The Judge concluded that sums which had fallen due and payable under the loan, and were therefore "arrears", were "qualifying debts" under the 2020 Regulations. As such, these sums were protected by the MHCM. However, they also held that capital sums owed and payable under the loan prior to the implementation of the MHCM were not a "qualifying debt".  Therefore, these amounts were not protected from enforcement by the MHCM.

The Judge held that because a portion of the debt had been erroneously included as a "moratorium debt" there had been a "material irregularity" that would entitle the court to cancel the MHCM. However, the judge considered that in the circumstances it would be unfair to the defendants to cancel the MHCM on this basis alone. As the defendants had not engaged with the application, and therefore the judge did not have up to date information on their personal circumstances, they were not willing to cancel the MHCM at that time.

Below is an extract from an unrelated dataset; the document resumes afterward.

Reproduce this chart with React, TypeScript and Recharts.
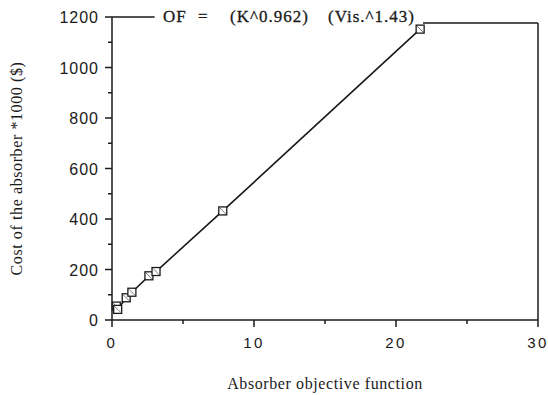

Finally, the Judge held that as the security held by the claimant (i.e. the mortgage) related to both protected and unprotected debts the claimant could not enforce its rights without the permission of the court. As the claimant had not made submissions as to why it should be given permission to enforce its rights, the Judge decided to adjourn consideration of this issue to a hearing of an anticipated application to cancel the MHCM on the grounds that the defendant had not been eligible to obtain it.

Implications for Creditors and Debtors 

As these cases all show, navigating the rights and obligations of creditor and debtors under the 2020 Regulations can be a minefield.

Creditors of individuals that are or may become subject to such moratoriums will need to examine the nature of the debts owed to them to determine whether they do or do not fall under the moratorium. They should also be alive to the fact that they may have a mixture of protected and unprotected debts.

Creditors will also have to weigh carefully the risks and benefits of challenging a moratorium. If they do decide to go down this route, as these cases show, it is important to consider all the potential outcomes, and gather all relevant evidence, to ensure that they are prepared for all possible outcomes.